** Start of PROVIDED RECORDS **

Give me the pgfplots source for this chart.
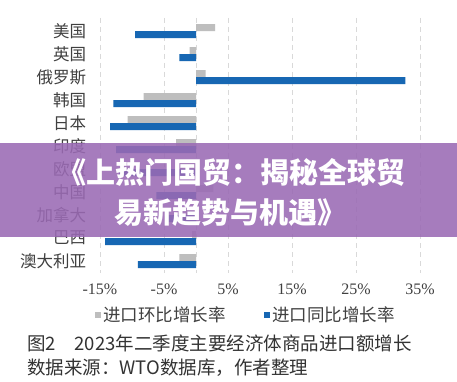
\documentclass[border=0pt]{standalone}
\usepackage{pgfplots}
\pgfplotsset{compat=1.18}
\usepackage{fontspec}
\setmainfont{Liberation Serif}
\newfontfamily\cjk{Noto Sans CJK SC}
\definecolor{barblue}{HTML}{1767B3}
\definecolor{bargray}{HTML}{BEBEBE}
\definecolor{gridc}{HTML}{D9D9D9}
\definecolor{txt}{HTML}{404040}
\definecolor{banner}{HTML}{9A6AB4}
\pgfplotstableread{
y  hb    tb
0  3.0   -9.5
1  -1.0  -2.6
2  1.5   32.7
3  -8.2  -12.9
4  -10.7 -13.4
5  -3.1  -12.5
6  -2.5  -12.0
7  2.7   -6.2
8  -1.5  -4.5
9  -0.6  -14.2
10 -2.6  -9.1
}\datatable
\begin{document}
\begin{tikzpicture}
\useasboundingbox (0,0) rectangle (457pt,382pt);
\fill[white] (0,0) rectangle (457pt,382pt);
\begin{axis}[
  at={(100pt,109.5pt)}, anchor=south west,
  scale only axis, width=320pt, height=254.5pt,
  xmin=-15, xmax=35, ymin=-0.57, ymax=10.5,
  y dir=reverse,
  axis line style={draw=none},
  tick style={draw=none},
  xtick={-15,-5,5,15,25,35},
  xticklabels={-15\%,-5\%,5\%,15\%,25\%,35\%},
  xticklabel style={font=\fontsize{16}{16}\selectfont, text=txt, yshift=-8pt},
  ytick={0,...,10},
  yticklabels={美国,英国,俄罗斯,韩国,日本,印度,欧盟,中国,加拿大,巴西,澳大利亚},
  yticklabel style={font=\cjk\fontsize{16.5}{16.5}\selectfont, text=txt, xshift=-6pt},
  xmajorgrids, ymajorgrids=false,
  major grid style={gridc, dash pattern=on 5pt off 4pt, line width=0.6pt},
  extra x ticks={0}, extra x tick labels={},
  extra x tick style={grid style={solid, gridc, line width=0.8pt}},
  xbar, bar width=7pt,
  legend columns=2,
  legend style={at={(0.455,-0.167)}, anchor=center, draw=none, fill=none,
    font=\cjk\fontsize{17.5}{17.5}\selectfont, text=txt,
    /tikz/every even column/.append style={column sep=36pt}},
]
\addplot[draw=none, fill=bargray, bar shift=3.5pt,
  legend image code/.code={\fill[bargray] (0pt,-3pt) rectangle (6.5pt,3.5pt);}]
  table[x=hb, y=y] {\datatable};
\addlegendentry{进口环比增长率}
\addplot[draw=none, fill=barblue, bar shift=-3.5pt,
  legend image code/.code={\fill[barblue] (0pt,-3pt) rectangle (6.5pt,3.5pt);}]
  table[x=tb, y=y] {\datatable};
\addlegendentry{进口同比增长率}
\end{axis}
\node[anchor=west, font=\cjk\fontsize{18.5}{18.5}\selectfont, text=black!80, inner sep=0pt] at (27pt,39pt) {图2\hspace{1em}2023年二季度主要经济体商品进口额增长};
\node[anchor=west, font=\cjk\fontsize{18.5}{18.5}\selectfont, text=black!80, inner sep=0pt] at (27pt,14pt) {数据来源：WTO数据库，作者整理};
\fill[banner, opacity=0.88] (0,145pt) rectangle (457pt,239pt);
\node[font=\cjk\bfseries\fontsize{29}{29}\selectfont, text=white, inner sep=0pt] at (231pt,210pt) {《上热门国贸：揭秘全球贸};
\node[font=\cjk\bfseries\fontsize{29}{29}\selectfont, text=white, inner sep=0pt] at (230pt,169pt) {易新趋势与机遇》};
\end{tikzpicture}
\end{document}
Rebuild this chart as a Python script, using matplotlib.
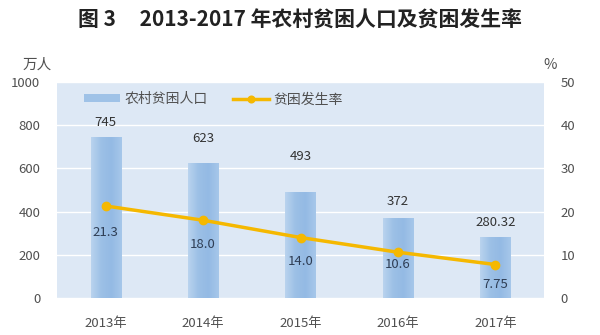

** End of PROVIDED RECORDS **

[PROBLEM TO SOLVE] Print each record exactly as it stands, leaving the images out.

[ANSWER TO THIS PROBLEM]
Give me the pgfplots source for this chart.
\documentclass[border=0pt]{standalone}
\usepackage{pgfplots}
\pgfplotsset{compat=1.18}
\usepackage{fontspec}
\setmainfont{Liberation Serif}
\newfontfamily\cjk{Noto Sans CJK SC}
\definecolor{barblue}{HTML}{1767B3}
\definecolor{bargray}{HTML}{BEBEBE}
\definecolor{gridc}{HTML}{D9D9D9}
\definecolor{txt}{HTML}{404040}
\definecolor{banner}{HTML}{9A6AB4}
\pgfplotstableread{
y  hb    tb
0  3.0   -9.5
1  -1.0  -2.6
2  1.5   32.7
3  -8.2  -12.9
4  -10.7 -13.4
5  -3.1  -12.5
6  -2.5  -12.0
7  2.7   -6.2
8  -1.5  -4.5
9  -0.6  -14.2
10 -2.6  -9.1
}\datatable
\begin{document}
\begin{tikzpicture}
\useasboundingbox (0,0) rectangle (457pt,382pt);
\fill[white] (0,0) rectangle (457pt,382pt);
\begin{axis}[
  at={(100pt,109.5pt)}, anchor=south west,
  scale only axis, width=320pt, height=254.5pt,
  xmin=-15, xmax=35, ymin=-0.57, ymax=10.5,
  y dir=reverse,
  axis line style={draw=none},
  tick style={draw=none},
  xtick={-15,-5,5,15,25,35},
  xticklabels={-15\%,-5\%,5\%,15\%,25\%,35\%},
  xticklabel style={font=\fontsize{16}{16}\selectfont, text=txt, yshift=-8pt},
  ytick={0,...,10},
  yticklabels={美国,英国,俄罗斯,韩国,日本,印度,欧盟,中国,加拿大,巴西,澳大利亚},
  yticklabel style={font=\cjk\fontsize{16.5}{16.5}\selectfont, text=txt, xshift=-6pt},
  xmajorgrids, ymajorgrids=false,
  major grid style={gridc, dash pattern=on 5pt off 4pt, line width=0.6pt},
  extra x ticks={0}, extra x tick labels={},
  extra x tick style={grid style={solid, gridc, line width=0.8pt}},
  xbar, bar width=7pt,
  legend columns=2,
  legend style={at={(0.455,-0.167)}, anchor=center, draw=none, fill=none,
    font=\cjk\fontsize{17.5}{17.5}\selectfont, text=txt,
    /tikz/every even column/.append style={column sep=36pt}},
]
\addplot[draw=none, fill=bargray, bar shift=3.5pt,
  legend image code/.code={\fill[bargray] (0pt,-3pt) rectangle (6.5pt,3.5pt);}]
  table[x=hb, y=y] {\datatable};
\addlegendentry{进口环比增长率}
\addplot[draw=none, fill=barblue, bar shift=-3.5pt,
  legend image code/.code={\fill[barblue] (0pt,-3pt) rectangle (6.5pt,3.5pt);}]
  table[x=tb, y=y] {\datatable};
\addlegendentry{进口同比增长率}
\end{axis}
\node[anchor=west, font=\cjk\fontsize{18.5}{18.5}\selectfont, text=black!80, inner sep=0pt] at (27pt,39pt) {图2\hspace{1em}2023年二季度主要经济体商品进口额增长};
\node[anchor=west, font=\cjk\fontsize{18.5}{18.5}\selectfont, text=black!80, inner sep=0pt] at (27pt,14pt) {数据来源：WTO数据库，作者整理};
\fill[banner, opacity=0.88] (0,145pt) rectangle (457pt,239pt);
\node[font=\cjk\bfseries\fontsize{29}{29}\selectfont, text=white, inner sep=0pt] at (231pt,210pt) {《上热门国贸：揭秘全球贸};
\node[font=\cjk\bfseries\fontsize{29}{29}\selectfont, text=white, inner sep=0pt] at (230pt,169pt) {易新趋势与机遇》};
\end{tikzpicture}
\end{document}
Rebuild this chart as a Python script, using matplotlib.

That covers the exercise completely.